Управившись с вещами, мы зашли на кухню, где полным ходом проходил процесс готовки. Густой пар поднимался из каждой кастрюли, всюду что-то варилось и жарилось.
– Я готовлю нам вкусный ужин, – начал говорить Герман, пристроившись у кухонного стола и взяв в руку большой нож. – Это перепел. Я его разделал недавно и ждал подходящего случая. Вот увидите, вам понравится. Перепел с картофелем под чудесным домашним соусом. Это просто объедение.
– Спасибо. С удовольствием попробую ваше блюдо.
– А рыбу, которую мы с вами наловили вчера будем готовить завтра. Она пока заморожена. Я знаю отличный рецепт, как приготовить язя.
– Хорошо. Как скажете.
– Как у вас настроение? Вы выглядите уставшим.
– Это после сна. А что на счет мольберта?
– А. Это мой подарок вам.
– Подарок? Вы серьезно? Зачем?
– Ну вы же художник.
– Вы же знаете, что я уже не занимаюсь этим.
– Да. Я это знаю. Я хотел попросить вас об одном одолжении.
– Каком одолжении?
Герман резко повернулся к газовой плите и убавил силу огня конфорки. Тут же он достал крупную вычищенную морковь и принялся нарезать ее тонкими частями.

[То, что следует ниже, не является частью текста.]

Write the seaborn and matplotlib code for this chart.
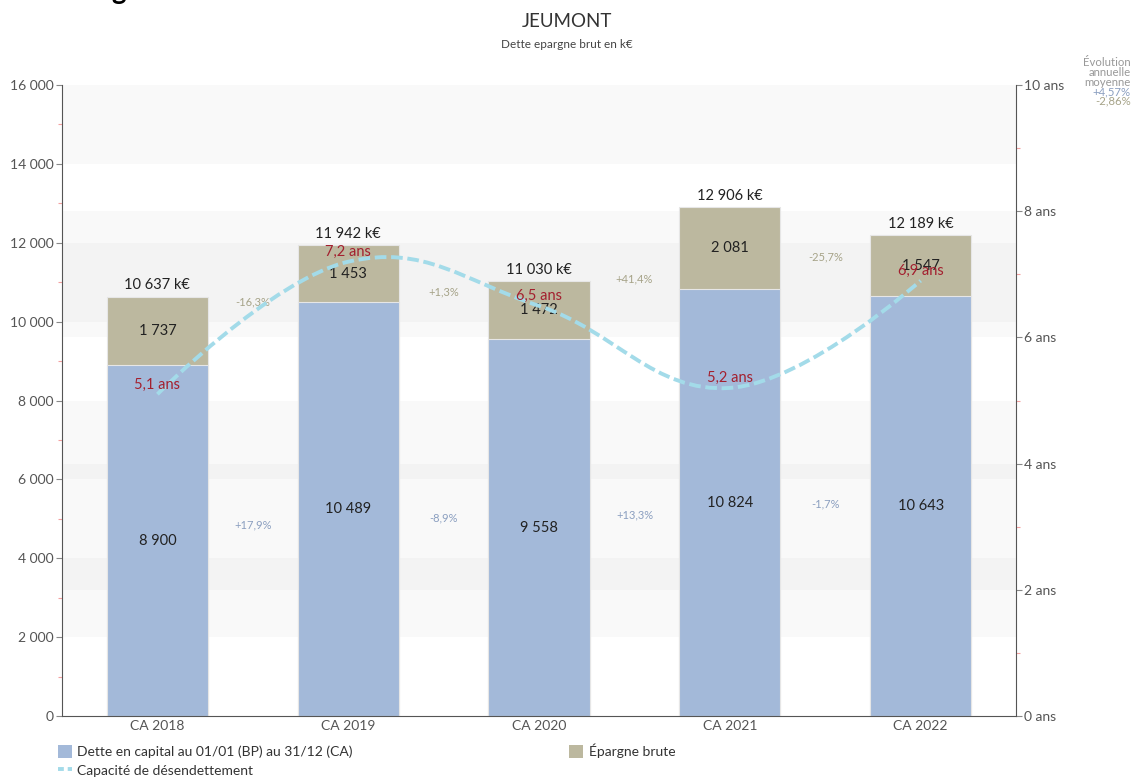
import numpy as np
import matplotlib
matplotlib.use('Agg')
import matplotlib.pyplot as plt
import seaborn as sns
from matplotlib.path import Path
from matplotlib.patches import PathPatch, Patch
from matplotlib.lines import Line2D
from matplotlib.ticker import FuncFormatter, MultipleLocator

# données
annees = ['CA 2018', 'CA 2019', 'CA 2020', 'CA 2021', 'CA 2022']
dette = [8900, 10489, 9558, 10824, 10643]
epargne = [1737, 1453, 1472, 2081, 1547]
totaux = ['10 637 k€', '11 942 k€', '11 030 k€', '12 906 k€', '12 189 k€']
capacite = [5.1, 7.2, 6.5, 5.2, 6.9]
evol_dette = [17.9, -8.9, 13.3, -1.7]
evol_epargne = [-16.3, 1.3, 41.4, -25.7]
moy_dette = 4.57
moy_epargne = -2.86

BLEU = '#a3b9d9'
BEIGE = '#bcb89f'
CYAN = '#a3dbe9'
ROUGE = '#a3202f'
TXT_BLEU = '#8b9fc0'
TXT_BEIGE = '#a6a388'

sns.set_style('white')
plt.rcParams['font.family'] = ['Lato', 'DejaVu Sans']

fig = plt.figure(figsize=(11.34, 7.8), dpi=100)
ax = fig.add_axes([0.0547, 0.082, 0.8413, 0.809])

def fmt(v):
    return f'{v:,.0f}'.replace(',', ' ')

def pct(v, d=1):
    return (f'{v:+.{d}f}%').replace('.', ',')

# bandes de fond (axe gauche tous les 2000, axe droit tous les 2 ans)
for a in [2000, 6000, 10000, 14000]:
    ax.axhspan(a, a + 2000, color='black', alpha=0.022, lw=0, zorder=0)
k = 16000 / 10
for a in [2, 6]:
    ax.axhspan(a * k, (a + 2) * k, color='black', alpha=0.022, lw=0, zorder=0)

total = np.array(dette) + np.array(epargne)
sns.barplot(x=annees, y=total, color=BEIGE, width=0.53, saturation=1,
            edgecolor='#e6e6e6', linewidth=0.8, ax=ax, zorder=2)
sns.barplot(x=annees, y=dette, color=BLEU, width=0.53, saturation=1,
            edgecolor='#e6e6e6', linewidth=0.8, ax=ax, zorder=2)

ax.set_xlim(-0.5, 4.5)
ax.set_ylim(0, 16000)
ax.yaxis.set_major_locator(MultipleLocator(2000))
ax.yaxis.set_minor_locator(MultipleLocator(1000))
ax.yaxis.set_major_formatter(FuncFormatter(lambda v, p: fmt(v)))
ax.tick_params(axis='y', which='major', length=4, color='#888', labelcolor='#555', labelsize=10, pad=2)
ax.tick_params(axis='y', which='minor', length=3, color='#f4a0a0', width=0.8)
ax.tick_params(axis='x', length=0, labelcolor='#555', labelsize=10, pad=3)
ax.set_xlabel('')
ax.set_ylabel('')
for s in ['top', 'right']:
    ax.spines[s].set_visible(False)
ax.spines['left'].set_color('#555')
ax.spines['bottom'].set_color('#555')

# étiquettes
for i in range(5):
    ax.text(i, dette[i] / 2, fmt(dette[i]), ha='center', va='center', fontsize=10.5, color='#222', zorder=5)
    ax.text(i, dette[i] + epargne[i] / 2, fmt(epargne[i]), ha='center', va='center', fontsize=10.5, color='#222', zorder=5)
    ax.annotate(totaux[i], (i, total[i]), xytext=(0, 3), textcoords='offset points',
                ha='center', va='bottom', fontsize=10.5, color='#222')
for i in range(4):
    yb = (dette[i] / 2 + dette[i + 1] / 2) / 2
    ye = (dette[i] + epargne[i] / 2 + dette[i + 1] + epargne[i + 1] / 2) / 2
    ax.text(i + 0.5, yb, pct(evol_dette[i]), ha='center', va='center', fontsize=8, color=TXT_BLEU)
    ax.text(i + 0.5, ye, pct(evol_epargne[i]), ha='center', va='center', fontsize=8, color=TXT_BEIGE)

# axe droit : capacité de désendettement (courbe lissée type spline)
ax2 = ax.twinx()
ax2.set_ylim(0, 10)
ax2.yaxis.set_major_locator(MultipleLocator(2))
ax2.yaxis.set_minor_locator(MultipleLocator(1))
ax2.yaxis.set_major_formatter(FuncFormatter(lambda v, p: f'{v:.0f} ans'))
ax2.tick_params(axis='y', which='major', length=4, color='#888', labelcolor='#555', labelsize=10, pad=2)
ax2.tick_params(axis='y', which='minor', length=3, color='#f4a0a0', width=0.8)
for s in ['top', 'left', 'bottom']:
    ax2.spines[s].set_visible(False)
ax2.spines['right'].set_color('#555')

xs = np.arange(len(capacite), dtype=float)
ys = np.array(capacite, dtype=float)
sm, den = 1.5, 2.5
lc, rc = {}, {}
for i in range(1, len(xs) - 1):
    lcx = (sm * xs[i] + xs[i - 1]) / den
    lcy = (sm * ys[i] + ys[i - 1]) / den
    rcx = (sm * xs[i] + xs[i + 1]) / den
    rcy = (sm * ys[i] + ys[i + 1]) / den
    corr = (rcy - lcy) * (rcx - xs[i]) / (rcx - lcx) + ys[i] - rcy
    lc[i] = (lcx, lcy + corr)
    rc[i] = (rcx, rcy + corr)
verts = [(xs[0], ys[0])]
codes = [Path.MOVETO]
for i in range(1, len(xs)):
    verts += [rc.get(i - 1, (xs[i - 1], ys[i - 1])), lc.get(i, (xs[i], ys[i])), (xs[i], ys[i])]
    codes += [Path.CURVE4] * 3
ax2.add_patch(PathPatch(Path(verts, codes), fill=False, edgecolor=CYAN, lw=2.8,
                        linestyle=(0, (3, 1.2)), zorder=3))
for i in range(5):
    ax2.annotate(f'{capacite[i]:.1f} ans'.replace('.', ','), (i, capacite[i]), xytext=(0, 7),
                 textcoords='offset points', ha='center', va='center', fontsize=10.5, color=ROUGE)

# titres
fig.text(0.5, 0.972, 'JEUMONT', ha='center', va='center', fontsize=13.5, color='#333')
fig.text(0.5, 0.943, 'Dette epargne brut en k€', ha='center', va='center', fontsize=8.5, color='#444')
fig.text(0.098, 1.0 + 1.5 / 780, 'g', ha='left', va='baseline', fontsize=20, fontweight='bold', color='black')

# évolution annuelle moyenne
lignes = [('Évolution', '#999'), ('annuelle', '#999'), ('moyenne', '#999'),
          (pct(moy_dette, 2), TXT_BLEU), (pct(moy_epargne, 2), TXT_BEIGE)]
for j, (t, c) in enumerate(lignes):
    fig.text(0.997, 1 - (63 + 9.5 * j) / 780, t, ha='right', va='center', fontsize=8.2, color=c)

# légende
handles = [Patch(facecolor=BLEU, edgecolor='none'),
           Line2D([0], [0], color=CYAN, lw=2.8, linestyle=(0, (1.5, 1))),
           Patch(facecolor=BEIGE, edgecolor='none')]
labels = ['Dette en capital au 01/01 (BP) au 31/12 (CA)', 'Capacité de désendettement', 'Épargne brute']
fig.legend(handles, labels, loc='upper left', bbox_to_anchor=(0.046, 0.054), ncol=2,
           frameon=False, fontsize=10, handlelength=1.0, handleheight=1.1, handletextpad=0.4,
           columnspacing=15.6, labelspacing=0.4, borderaxespad=0, labelcolor='#333')

fig.savefig('out.png', dpi=100)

– Я хочу, чтобы вы написали мой портрет, – произнес Герман вполголоса, словно боясь, что его подслушивают.
– Портрет? – с удивлением переспросил я и сел на стул. – В самом деле?
– Абсолютно верно.
– Для чего вам нужен портрет?
Герман подошел к холодильнику и достал из него бутылку красного вина. Он выставил ее прямо перед моими глазами.
– Давайте выпьем вина. Я взял несколько бутылок изысканного красного полусладкого. Пока Инна в отъезде мы можем устроить знатную вечеринку.
Глядя на все это, у меня промелькнула мысль, что старик точно свихнулся.
– Вечеринку? – уточнил я, приоткрыв рот.
– Да. Это же весело! – с серьезностью продолжил он.
– Герман, что вас надоумило на это?
– Мы же не в монастыре. Это нисколько не кощунство. Я просто хочу отдохнуть от Инны, если честно.
– Отдохнуть?
– Да. Она слишком во всем правильная и требует непрестанно соблюдать порядок. Мы практически никогда не пьем вино.
Герман с торжественностью разлил вино по бокалам.
– Так для чего вам портрет?
– Подарок для Инны. Вы сможете сделать его за две недели?
Задумчиво я всмотрелся в бокал с вином, предвидя, какие последствия ожидают меня после приема напитка.
– Нет. Сомневаюсь.
Герман хитро улыбнулся, прищурив свой левый глаз.
– Я заплачу, – сказал он, похлопав меня по плечу.
– Сколько? – с иронией спросил я.
– Заплачу, сколько скажите. Это важно Альберт. Поверьте, я не из праздности прошу сделать это.
– А для чего? Почему вы не нашли профессионального художника-портретиста?